I tired of New Year’s resolutions long before I became an old man. But before I did, my resolutions were the typical nutty variety that I always circumvented by the end of January. Let’s just take a gander at a few.
“20 Days to Better Spelling,” a book with not a single romantic twist or turn, exited years ago from my resolution list with my discovery of spellcheck.
“No eating after 7 p.m.” was no longer a challenge when I decided buttered popcorn was an exception. Duh.
And “being a better husband, father, friend”? Please. Once I discovered that I could just admit that I screwed up (because I did), I was so sorry (I truly am), and I wondered what I could do to remedy the situation (please, anything), the aggrieved party was usually stunned long enough that I could go back to reading “Conan the Barbarian” in peace.
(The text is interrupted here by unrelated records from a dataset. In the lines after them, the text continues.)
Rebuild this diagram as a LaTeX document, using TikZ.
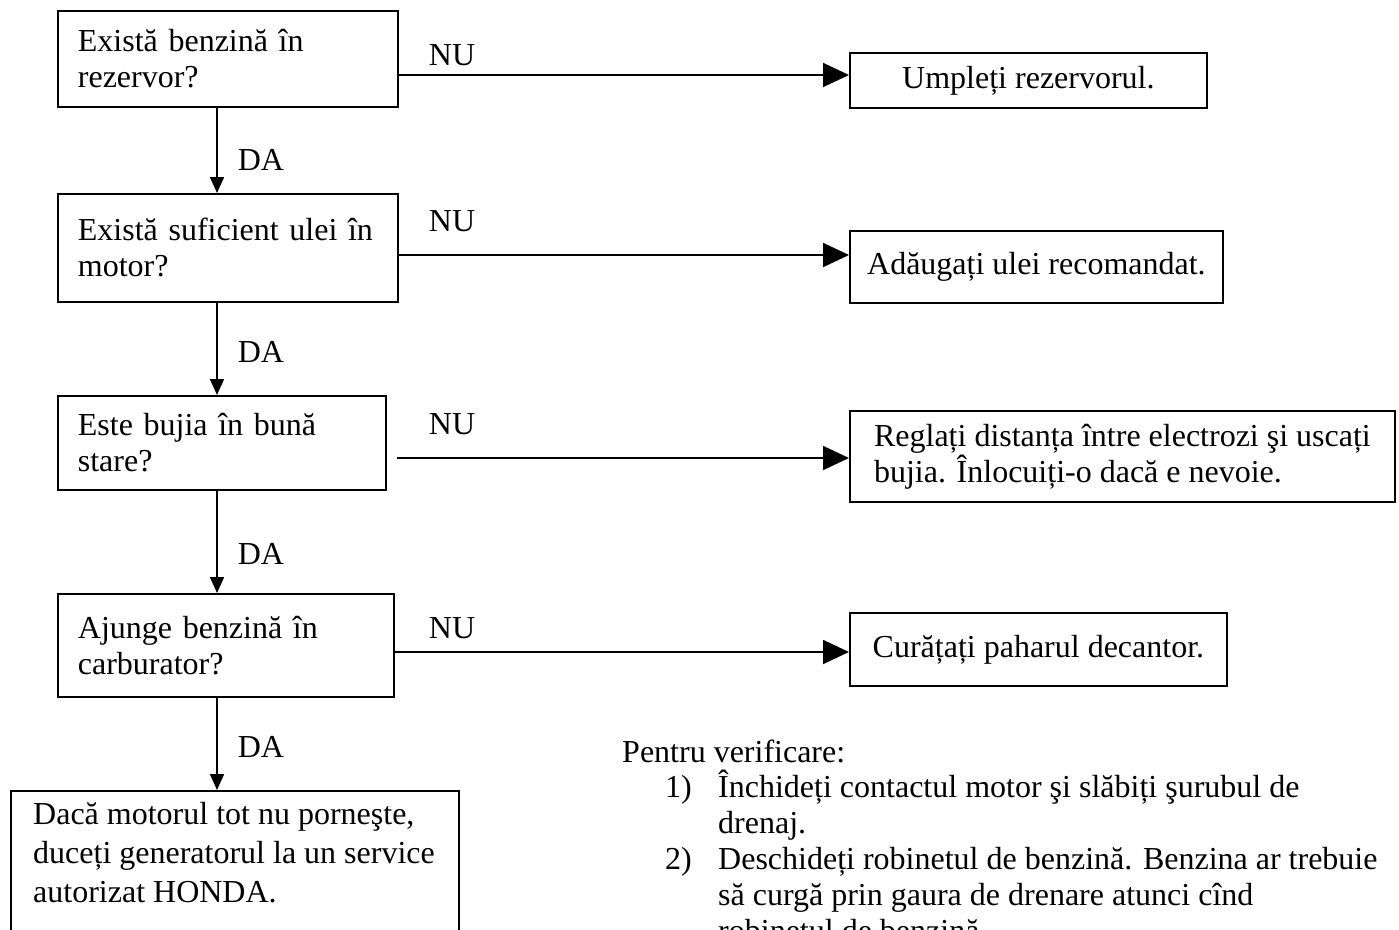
\documentclass[tikz,border=0pt]{standalone}
\usepackage{fontspec}
\setmainfont{Liberation Serif}
\usetikzlibrary{arrows.meta}
\begin{document}
\begin{tikzpicture}[x=1pt,y=-1pt,
  every node/.style={font=\fontsize{32}{36}\selectfont},
  qbox/.style={draw, line width=1.8pt, anchor=north west, inner xsep=20pt, inner ysep=0pt, align=left},
  abox/.style={draw, line width=1.8pt, anchor=north west, inner xsep=0pt, inner ysep=0pt, align=center},
  lbl/.style={inner sep=0pt},
  harrow/.style={line width=1.8pt, -{Triangle[length=26pt,width=24pt]}},
  varrow/.style={line width=1.8pt, -{Triangle[length=16pt,width=14pt]}}]
\useasboundingbox (0,0) rectangle (1399,929);
\clip (0,0) rectangle (1399,929);
% question boxes
\node[qbox, text width=300pt, minimum height=96pt] (b1) at (57,10) {Există benzină în\\rezervor?};
\node[qbox, text width=300pt, minimum height=108pt] (b2) at (57,193) {Există suficient ulei în\\motor?};
\node[qbox, text width=288pt, minimum height=94pt] (b3) at (57,395) {Este bujia în bună\\stare?};
\node[qbox, text width=296pt, minimum height=103pt] (b4) at (57,593) {Ajunge benzină în\\carburator?};
\node[draw, line width=1.8pt, anchor=north west, minimum width=448pt, minimum height=170pt, inner sep=0pt] (b5) at (10,790) {};
\node[lbl, anchor=north west, align=left, font=\fontsize{32}{39}\selectfont] (t5) at (33,802) {Dacă motorul tot nu porneşte,\\duceți generatorul la un service\\autorizat HONDA.};
% answer boxes
\node[abox, minimum width=357pt, minimum height=55pt] (r1) at (849,52) {Umpleți rezervorul.};
\node[abox, minimum width=373pt, minimum height=72pt] (r2) at (849,230) {Adăugați ulei recomandat.};
\node[abox, align=left, minimum width=545pt, minimum height=91pt] (r3) at (849,410) {Reglați distanța între electrozi şi uscați\\bujia. Înlocuiți-o dacă e nevoie.};
\node[abox, minimum width=377pt, minimum height=73pt] (r4) at (849,612) {Curățați paharul decantor.};
% horizontal connectors
\coordinate (s3) at (397,458);
\draw[harrow] (b1.east |- 0,75) -- (r1.west |- 0,75);
\draw[harrow] (b2.east |- 0,255) -- (r2.west |- 0,255);
\draw[harrow] (s3) -- (r3.west |- s3);
\draw[harrow] (b4.east |- 0,652) -- (r4.west |- 0,652);
\node[lbl] (nu1) at (452,55) {NU};
\node[lbl] (nu2) at (452,221) {NU};
\node[lbl] (nu3) at (452,424) {NU};
\node[lbl] (nu4) at (452,628) {NU};
% vertical connectors
\draw[varrow] (b1.south -| 217,0) -- (b2.north -| 217,0);
\draw[varrow] (b2.south -| 217,0) -- (b3.north -| 217,0);
\draw[varrow] (b3.south -| 217,0) -- (b4.north -| 217,0);
\draw[varrow] (b4.south -| 217,0) -- (b5.north -| 217,0);
\node[lbl] (da1) at (261,160) {DA};
\node[lbl] (da2) at (261,352) {DA};
\node[lbl] (da3) at (261,554) {DA};
\node[lbl] (da4) at (261,747) {DA};
% note
\node[lbl, anchor=base west] (p0) at (622,762) {Pentru verificare:};
\node[lbl, anchor=base west] (n1) at (665,797) {1)};
\node[lbl, anchor=base west] (l1) at (718,797) {Închideți contactul motor şi slăbiți şurubul de};
\node[lbl, anchor=base west] (l2) at (718,833) {drenaj.};
\node[lbl, anchor=base west] (n2) at (665,869) {2)};
\node[lbl, anchor=base west] (l3) at (718,869) {Deschideți robinetul de benzină. Benzina ar trebuie};
\node[lbl, anchor=base west] (l4) at (718,905) {să curgă prin gaura de drenare atunci cînd};
\node[lbl, anchor=base west] (l5) at (718,941) {robinetul de benzină};
\end{tikzpicture}
\end{document}
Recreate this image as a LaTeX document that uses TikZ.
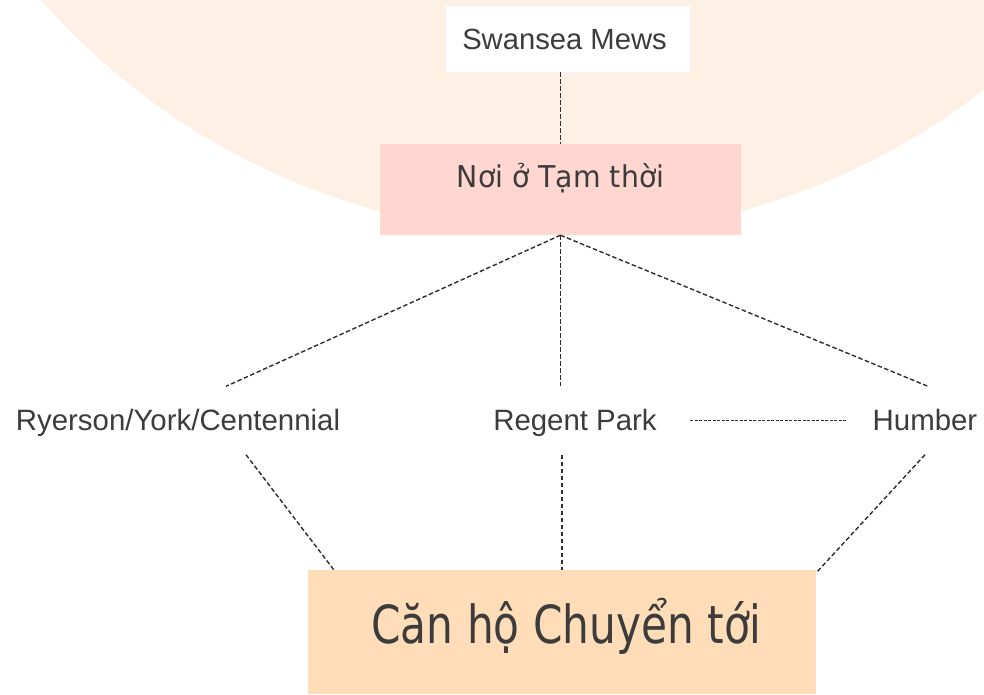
\documentclass[tikz,border=0pt]{standalone}
\usepackage{fontspec}
\setmainfont{Liberation Sans}
\newfontfamily\tahA[FakeStretch=0.945]{DejaVu Sans}
\newfontfamily\tahB[FakeStretch=0.805]{DejaVu Sans}
\usetikzlibrary{calc}
\definecolor{circfill}{HTML}{FDF0E4}
\definecolor{pinkfill}{HTML}{FFD6D0}
\definecolor{orangefill}{HTML}{FFDDB8}
\definecolor{txt}{HTML}{3C3C3C}
\definecolor{ln}{HTML}{2E2E2E}
\tikzset{
  lbl/.style={inner sep=0pt, text height=20pt, text depth=0pt, minimum height=68pt, text=txt,
    font=\fontsize{29.4}{34}\selectfont},
  conn/.style={draw=ln, line width=1.4pt, dash pattern=on 4.5pt off 2.5pt},
  fineconn/.style={draw=ln, line width=1.2pt, dash pattern=on 3pt off 1.5pt},
}
\begin{document}
\begin{tikzpicture}[x=1pt,y=-1pt]
\clip (0,0) rectangle (984,694);
\fill[white] (0,0) rectangle (984,694);
% big background circle
\fill[circfill] (560,-455) circle (690);
% nodes
\node[fill=white, inner sep=0pt, minimum width=244pt, minimum height=66pt,
      text height=20pt, text depth=0pt, text=txt, font=\fontsize{29.2}{34}\selectfont]
      (sw) at (568,39) {\hspace*{-7pt}Swansea Mews};
\node[fill=pinkfill, inner sep=0pt, minimum width=361pt, minimum height=91pt,
      text height=22pt, text depth=27pt, text=txt, font=\tahA\fontsize{30}{36}\selectfont]
      (tmp) at (560.5,189.5) {Nơi ở Tạm thời};
\node[lbl] (ry) at (178,420.5) {Ryerson/York/Centennial};
\node[lbl, minimum width=230pt] (rp) at (575,420.5) {Regent Park};
\node[lbl, minimum width=156pt] (hu) at (925,420.5) {Humber};
\node[fill=orangefill, inner sep=0pt, minimum width=508pt, minimum height=124pt,
      text height=38pt, text depth=16pt, text=txt, font=\tahB\fontsize{52.5}{60}\selectfont]
      (can) at (562,632) {\hspace*{9pt}Căn hộ Chuyển tới};
% connectors
\draw[conn] (tmp.north |- sw.south) -- (tmp.north);
\draw[conn] (tmp.south) -- ($(ry.north)+(48,0)$);
\draw[conn] (tmp.south) -- (tmp.south |- rp.north);
\draw[conn] (tmp.south) -- ($(hu.north)+(3,0)$);
\draw[fineconn] (rp.east) -- (hu.west);
\draw[conn] ($(ry.south)+(68,0)$) -- ($(can.north west)+(26,0)$);
\draw[conn] (can.north |- rp.south) -- (can.north);
\draw[conn] (hu.south) -- ($(can.north east)+(0,3)$);
\end{tikzpicture}
\end{document}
See, why work on self-improvement for the New Year — especially when the odds are so high that you will fail and end up in the grocery store eating donuts anyway.
Ah, but what about having a bucket list? You know, things you want to do, or are supposed to want to do, but would rather not do, because you are tired of doing, and would prefer to watch British detective shows. Listen, I know I’m supposed to want to jump out of an airplane or hike the Appalachian Trail or compete on The Great British Bake Off. Sorry. I was born before Instagram and Facebook and X and I don’t know enough to know I’m FALLING BEHIND everyone else. Being a troglodyte has its blessings.
Although, there is that room above an Irish pub . . .
A day along the sea outside of Howth, Ireland, comes with a small warning sign.
Yikes. I don’t remember that sign in my Iowa driver’s license test. That sign captures most of my anxieties — a fear of heights, a fear of falling, and a fear that the ocean will swallow me up and deposit me off the coast of Florida where I’ll become part of a delicious fish chowder. No thank you.
This sign appears after walking on narrow trails with waist-high gorse and after ducking through shrouded tunnels of vegetation that clings to the sides of the cliffs and meanders along the hills overlooking the Irish Sea. There is not a corn or bean field in sight. It’s overcast and a light rain falls. Only the random older woman or man appears on the trail. When they do, they look directly at my wife and me, smile, comment on the beautiful day, and move on as water drips off their rain hat.
I bet you’re wondering how to get here?
Well, fly from Des Moines to Dublin, take the train north to Howth, and climb this steep cobblestone street. There you are, panting, jet lagged, and wondering if you can go any further. Great. See that graveyard to your left? Yup, those are tourists who couldn’t go any further.
As for me, my Irish-citizen wife encourages me not to despair from the long walk. Is she kidding? We are in Ireland. Isn’t the national pastime melancholy and despair? The famous Irish poet William Butler Yeats supposedly said: “Being Irish, he had an abiding sense of tragedy, which sustained him through temporary periods of joy.” Yup, I recognize my wife’s spirit.
Thank goodness, there’s our lodgings. Or, more accurately, there’s the pub.
“A pint while you wait for your room?” the bartender says.
I look around the dark-wooded room with four old men dressed in muted gray and black sitting at the ancient bar. All have a pint of Guinness. So I go out on a limb: “How about a Guinness?”
The bartender nods his head, as if I had a choice. And then begins the ritual preparation of the pint.
For those of you who are non-beer drinkers, this wait is a challenge. But the rest of you know a Guinness as a dark lager with a smokey sharp taste and a finger-width white head that will cling to your upper lip like the old “Got Milk” commercials of the 1990’s. It is a beer that is beloved or reviled. There is little middle ground. But in Dublin, Ireland, the birthplace of Guinness, it takes up most of the taps at the ever-present neighborhood pubs.
My pint is set on the bar along with three others. They are about three quarters full. And now you wait. For the second coming of Jesus? Unsure. Once you are fairly certain you have been forgotten, the bartender tops off the pint and there you go. Your very own Guinness.
Yum . . . perhaps it is the second coming.
Too soon, we are directed up the stairs to our clean, modest lodgings — a bed, a dresser, a view. And before long, we are unburdened of our packs and walking the narrow paths next to the sea.
And that’s all there is, folks.
No rollercoasters.
No jumping from planes.
No endless buffets and bottomless drinks.
A quiet walk. A dark beer. A gentle rain.
Ireland. Des Moines. Boone.
It doesn’t matter the location. As long as you patiently wait for your beer with your eyes open. Now there’s a New Year’s resolution for you.